Indeed, it is this same apathy and somnolence that allowed Tivoli Gardens to develop, conversely, as a state within a state – until it was brought to a head when Christopher Coke and his band of home-grown terrorists challenged the integrity of the Government in 2010. A VIGOROUS CAMPAIGN
While jackbooted military might could curb the deadly violence in St James, that will not be a panacea for the dysfunction that typifies many of the communities that serve as incubators for the killing machines. The law-abiding critical mass in Montego Bay and its environs must band together and give the Government and the security forces the help they need in bringing to heel a culture of violence. That will involve a vigorous campaign by civil society, including the Church, to encourage residents and business people to unveil the criminals, including their sponsors and facilitators who lurk in the shadows. Reveal what you know.
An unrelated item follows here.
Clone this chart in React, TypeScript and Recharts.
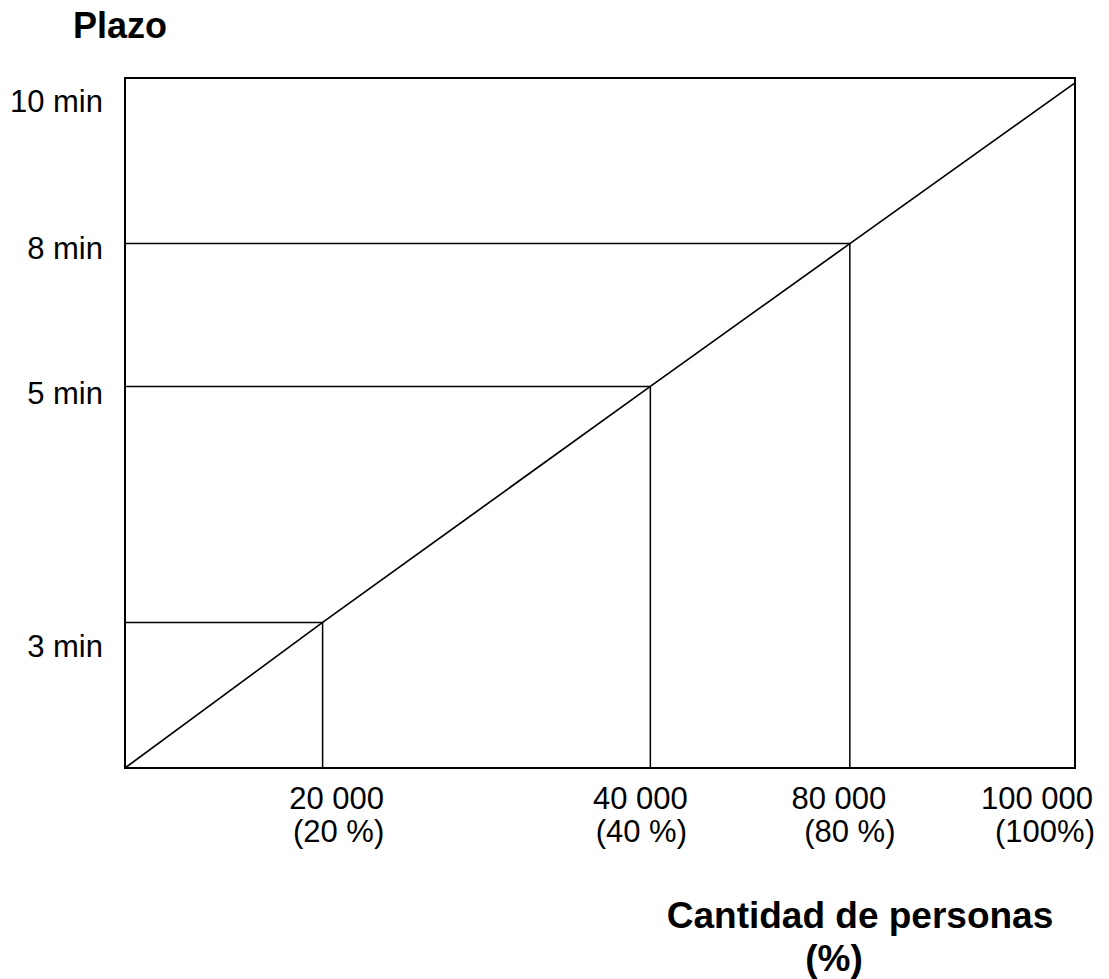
import { LineChart, Line, XAxis, YAxis, ReferenceLine, ReferenceArea } from "recharts";

/* etiquetas del eje de personas */
const personas = ["20 000", "40 000", "80 000", "100 000"];
const porcentajes = ["(20 %)", "(40 %)", "(80 %)", "(100%)"];
/* etiquetas del eje de plazo */
const plazos = ["3 min", "5 min", "8 min", "10 min"];

/* posición de cada punto sobre la escala (esquemática) del dibujo, 0-100 */
const posPersonas = [20.8, 55.3, 76.3, 100];
const posPlazo = [21.1, 55.3, 76.0, 99.3];

const puntos = [{ x: 0, y: 0 }].concat(
  posPersonas.map((x, i) => ({ x, y: posPlazo[i] }))
);

const FONT = '"Liberation Sans", Arial, sans-serif';

/* ajustes de las etiquetas (px) */
const dxPersonas = [14, -10, -11, -38];
const dxPorcentajes = [16, -9, 0, -30];
const dyPlazo = [35, 18, 15, 29];

function TickPersonas(props: any) {
  const { x, y, payload } = props;
  const i = posPersonas.indexOf(payload.value);
  if (i < 0) return null;
  return (
    <g>
      <text x={x + dxPersonas[i]} y={y + 41} textAnchor="middle" fontFamily={FONT} fontSize={31} fill="#000">
        {personas[i]}
      </text>
      <text x={x + dxPorcentajes[i]} y={y + 74} textAnchor="middle" fontFamily={FONT} fontSize={31} fill="#000">
        {porcentajes[i]}
      </text>
    </g>
  );
}

function TickPlazo(props: any) {
  const { x, y, payload } = props;
  const i = posPlazo.indexOf(payload.value);
  if (i < 0) return null;
  return (
    <text x={x - 22} y={y + dyPlazo[i]} textAnchor="end" fontFamily={FONT} fontSize={31} fill="#000">
      {plazos[i]}
    </text>
  );
}

export default function App() {
  return (
    <div style={{ position: "absolute", left: 0, top: 0, background: "#fff" }}>
      <LineChart
        width={1109}
        height={979}
        data={puntos}
        margin={{ top: 78, right: 34, bottom: 111, left: 0 }}
      >
        <XAxis
          type="number"
          dataKey="x"
          domain={[0, 100]}
          ticks={posPersonas}
          tick={<TickPersonas />}
          tickLine={false}
          axisLine={false}
          tickSize={0}
          tickMargin={0}
          height={100}
          interval={0}
          label={{
            content: (p: any) => {
              const vb = p.viewBox;
              return (
                <g fontFamily={FONT} fontWeight="bold" fontSize={37} fill="#000">
                  <text x={vb.x + 735} y={vb.y + 160} textAnchor="middle">Cantidad de personas</text>
                  <text x={vb.x + 709} y={vb.y + 203} textAnchor="middle">(%)</text>
                </g>
              );
            },
          }}
        />
        <YAxis
          type="number"
          domain={[0, 100]}
          ticks={posPlazo}
          tick={<TickPlazo />}
          tickLine={false}
          axisLine={false}
          tickSize={0}
          tickMargin={0}
          width={125}
          interval={0}
          label={{
            content: (p: any) => {
              const vb = p.viewBox;
              return (
                <text x={vb.x + 73} y={vb.y - 40} fontFamily={FONT} fontWeight="bold" fontSize={36} fill="#000">
                  Plazo
                </text>
              );
            },
          }}
        />
        <ReferenceArea x1={0} x2={100} y1={0} y2={100} fill="none" stroke="#000" strokeWidth={2} fillOpacity={0} />
        {posPersonas.slice(0, 3).map((px, i) => (
          <ReferenceLine
            key={"h" + i}
            segment={[{ x: 0, y: posPlazo[i] }, { x: px, y: posPlazo[i] }]}
            stroke="#000"
            strokeWidth={1.5}
          />
        ))}
        {posPersonas.slice(0, 3).map((px, i) => (
          <ReferenceLine
            key={"v" + i}
            segment={[{ x: px, y: 0 }, { x: px, y: posPlazo[i] }]}
            stroke="#000"
            strokeWidth={1.5}
          />
        ))}
        <Line
          type="linear"
          dataKey="y"
          stroke="#000"
          strokeWidth={1.7}
          dot={false}
          isAnimationActive={false}
        />
      </LineChart>
    </div>
  );
}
The Church, the acclaimed largest army of dogooders, should also partner with the security forces and welfare agencies in undertaking initiatives to resocialise neighbourhoods that have been acculturated. This will include sustained interfacing with mainly marginalised, poor, and unemployed folk, including welfare and workshops and other critical support on parenting and dispute resolution.
The business sector, too, has a role to play in complementing police-military action on the ground. Come forward with specific initiatives and tangible skill and empowerment programmes to reorient poor, young, black boys and men who are too often easy recruits to gangs.
The security forces should tighten the dragnet at bordering parishes to catch the fleeing perpetrators of evil, and the Government ought to enlist foreign help, if necessary, to put crime on a permanent retreat.
A comprehensive and multiplatform challenge to the purveyors of mayhem can reclaim St James from its murderous madness.